● DIRECTIONS FOR THIS TASK
Print, please, exactly and only the lines between the line holding "Write a Python" and the line holding "import plotly.graph_objects as go", inclusive, omitting any pictures.
═══ THE DATA ═══
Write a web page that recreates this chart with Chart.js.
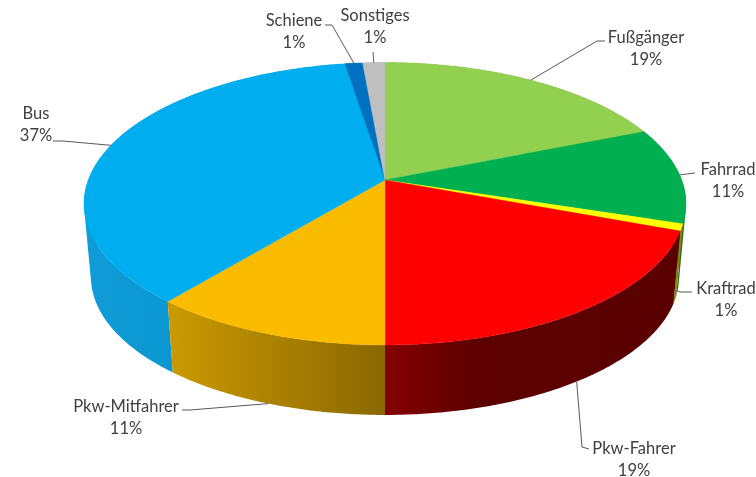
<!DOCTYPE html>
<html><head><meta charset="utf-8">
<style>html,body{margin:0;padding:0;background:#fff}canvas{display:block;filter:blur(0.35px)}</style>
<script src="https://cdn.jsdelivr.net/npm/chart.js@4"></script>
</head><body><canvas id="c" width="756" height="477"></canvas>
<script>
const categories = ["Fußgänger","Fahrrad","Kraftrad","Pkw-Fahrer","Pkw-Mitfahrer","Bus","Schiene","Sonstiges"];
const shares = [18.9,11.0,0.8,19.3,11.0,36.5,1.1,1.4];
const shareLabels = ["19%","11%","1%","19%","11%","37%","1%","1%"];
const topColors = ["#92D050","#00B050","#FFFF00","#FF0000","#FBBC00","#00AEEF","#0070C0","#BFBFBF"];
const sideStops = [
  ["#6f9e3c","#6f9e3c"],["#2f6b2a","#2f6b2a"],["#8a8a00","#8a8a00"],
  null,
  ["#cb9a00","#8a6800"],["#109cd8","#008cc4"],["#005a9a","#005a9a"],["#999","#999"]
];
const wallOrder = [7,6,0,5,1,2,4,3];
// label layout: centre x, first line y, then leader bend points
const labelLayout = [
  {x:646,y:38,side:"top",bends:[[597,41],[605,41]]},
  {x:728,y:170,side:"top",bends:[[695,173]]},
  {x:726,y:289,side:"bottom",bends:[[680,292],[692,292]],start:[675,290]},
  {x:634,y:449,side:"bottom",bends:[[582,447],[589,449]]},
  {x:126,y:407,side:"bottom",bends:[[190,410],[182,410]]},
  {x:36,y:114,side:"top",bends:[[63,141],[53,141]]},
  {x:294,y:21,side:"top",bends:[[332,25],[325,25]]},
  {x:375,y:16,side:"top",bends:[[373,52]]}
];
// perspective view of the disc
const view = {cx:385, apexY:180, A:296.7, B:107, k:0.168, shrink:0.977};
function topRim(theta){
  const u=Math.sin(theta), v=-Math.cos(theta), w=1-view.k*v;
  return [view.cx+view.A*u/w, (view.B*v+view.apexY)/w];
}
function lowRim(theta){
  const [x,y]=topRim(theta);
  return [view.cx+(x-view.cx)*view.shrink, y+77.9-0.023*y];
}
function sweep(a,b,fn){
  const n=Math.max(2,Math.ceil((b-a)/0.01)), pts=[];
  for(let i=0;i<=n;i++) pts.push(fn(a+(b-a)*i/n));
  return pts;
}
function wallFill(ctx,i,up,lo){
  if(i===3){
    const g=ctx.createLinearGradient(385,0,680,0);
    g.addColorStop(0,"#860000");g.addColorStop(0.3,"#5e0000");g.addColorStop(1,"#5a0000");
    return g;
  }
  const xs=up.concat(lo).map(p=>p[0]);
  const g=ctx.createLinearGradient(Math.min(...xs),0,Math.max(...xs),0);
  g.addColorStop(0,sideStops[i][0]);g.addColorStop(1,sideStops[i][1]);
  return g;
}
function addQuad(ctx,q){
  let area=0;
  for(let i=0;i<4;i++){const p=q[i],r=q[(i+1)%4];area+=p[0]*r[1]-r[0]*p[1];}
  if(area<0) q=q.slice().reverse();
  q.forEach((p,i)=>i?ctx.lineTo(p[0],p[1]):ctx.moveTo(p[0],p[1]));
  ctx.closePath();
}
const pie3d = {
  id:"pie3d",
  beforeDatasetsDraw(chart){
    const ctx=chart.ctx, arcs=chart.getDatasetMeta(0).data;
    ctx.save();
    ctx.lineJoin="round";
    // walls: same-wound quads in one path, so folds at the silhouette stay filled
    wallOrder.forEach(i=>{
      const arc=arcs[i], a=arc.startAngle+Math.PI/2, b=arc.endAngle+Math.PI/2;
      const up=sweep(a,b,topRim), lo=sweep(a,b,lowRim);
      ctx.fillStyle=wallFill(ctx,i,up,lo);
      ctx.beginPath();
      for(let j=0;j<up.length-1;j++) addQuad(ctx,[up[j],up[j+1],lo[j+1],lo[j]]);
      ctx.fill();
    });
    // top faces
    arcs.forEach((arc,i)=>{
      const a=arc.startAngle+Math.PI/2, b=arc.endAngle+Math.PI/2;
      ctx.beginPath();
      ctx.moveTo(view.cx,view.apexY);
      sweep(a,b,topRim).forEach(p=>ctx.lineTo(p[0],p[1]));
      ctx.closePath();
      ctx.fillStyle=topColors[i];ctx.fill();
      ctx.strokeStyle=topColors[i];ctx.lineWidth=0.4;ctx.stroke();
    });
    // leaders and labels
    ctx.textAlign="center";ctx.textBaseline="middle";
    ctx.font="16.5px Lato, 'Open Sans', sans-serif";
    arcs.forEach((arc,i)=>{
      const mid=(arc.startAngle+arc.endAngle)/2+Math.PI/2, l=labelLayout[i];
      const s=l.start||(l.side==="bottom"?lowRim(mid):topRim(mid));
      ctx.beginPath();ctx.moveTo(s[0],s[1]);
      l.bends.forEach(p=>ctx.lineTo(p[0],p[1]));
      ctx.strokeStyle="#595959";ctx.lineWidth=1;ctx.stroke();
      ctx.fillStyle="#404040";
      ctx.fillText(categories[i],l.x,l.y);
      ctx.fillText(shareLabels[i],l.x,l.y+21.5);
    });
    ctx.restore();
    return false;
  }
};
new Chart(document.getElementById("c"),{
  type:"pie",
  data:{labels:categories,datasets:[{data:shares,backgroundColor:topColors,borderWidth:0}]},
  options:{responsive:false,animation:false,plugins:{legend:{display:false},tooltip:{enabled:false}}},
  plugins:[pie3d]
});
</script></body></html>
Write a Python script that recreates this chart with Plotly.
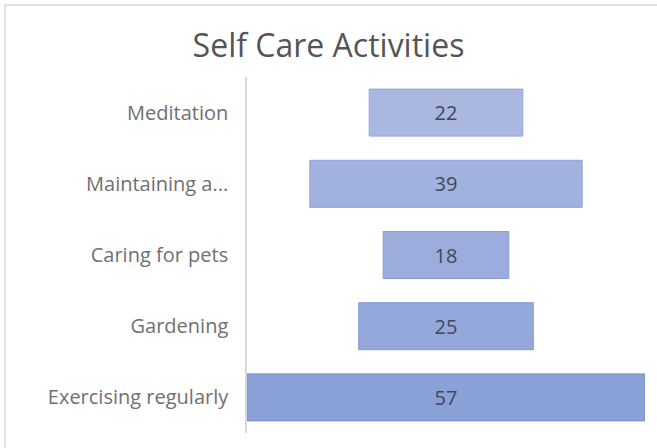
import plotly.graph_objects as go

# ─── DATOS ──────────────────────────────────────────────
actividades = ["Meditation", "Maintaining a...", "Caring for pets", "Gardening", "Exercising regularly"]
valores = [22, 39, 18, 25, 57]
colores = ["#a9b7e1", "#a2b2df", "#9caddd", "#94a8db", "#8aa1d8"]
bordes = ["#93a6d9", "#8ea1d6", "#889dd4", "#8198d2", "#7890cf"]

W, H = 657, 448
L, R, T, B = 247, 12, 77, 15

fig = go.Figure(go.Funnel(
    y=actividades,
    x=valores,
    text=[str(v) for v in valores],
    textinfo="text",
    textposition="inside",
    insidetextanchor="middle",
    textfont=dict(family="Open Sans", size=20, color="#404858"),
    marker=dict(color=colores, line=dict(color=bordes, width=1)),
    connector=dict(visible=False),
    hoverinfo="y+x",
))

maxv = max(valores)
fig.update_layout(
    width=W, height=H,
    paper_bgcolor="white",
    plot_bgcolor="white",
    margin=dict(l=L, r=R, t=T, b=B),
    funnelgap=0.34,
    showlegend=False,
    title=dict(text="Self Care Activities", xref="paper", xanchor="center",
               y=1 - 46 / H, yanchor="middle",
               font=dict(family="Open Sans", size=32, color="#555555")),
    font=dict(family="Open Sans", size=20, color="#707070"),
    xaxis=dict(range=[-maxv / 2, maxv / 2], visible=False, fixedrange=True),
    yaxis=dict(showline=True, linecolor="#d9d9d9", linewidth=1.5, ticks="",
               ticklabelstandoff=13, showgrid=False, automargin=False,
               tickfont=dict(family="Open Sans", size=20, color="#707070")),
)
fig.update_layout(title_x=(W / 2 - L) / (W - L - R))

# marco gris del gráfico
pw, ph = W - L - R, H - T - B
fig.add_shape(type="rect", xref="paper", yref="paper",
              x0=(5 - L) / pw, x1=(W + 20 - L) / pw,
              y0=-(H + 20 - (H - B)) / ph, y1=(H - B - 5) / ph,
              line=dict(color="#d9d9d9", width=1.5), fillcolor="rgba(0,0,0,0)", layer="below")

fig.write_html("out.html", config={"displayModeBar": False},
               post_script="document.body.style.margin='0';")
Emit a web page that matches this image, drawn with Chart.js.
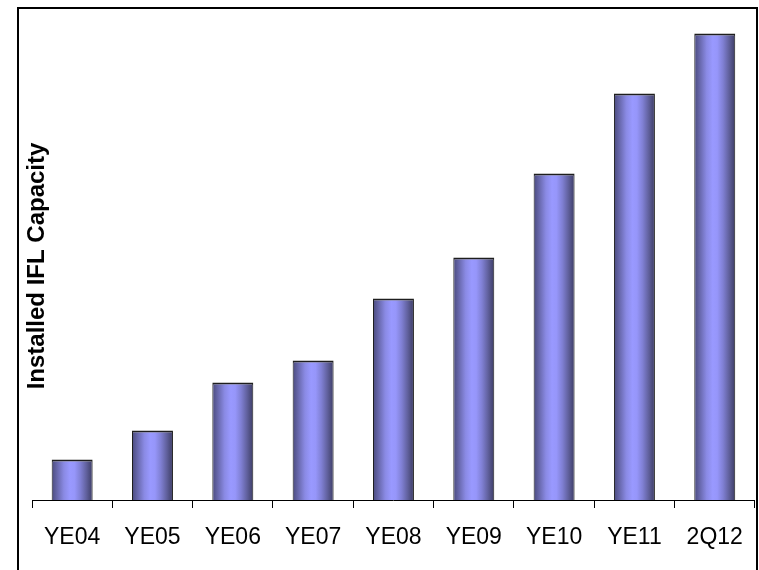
═══
● EXERCISE OUTPUT
Write a Python script that recreates this chart with Plotly.
import plotly.graph_objects as go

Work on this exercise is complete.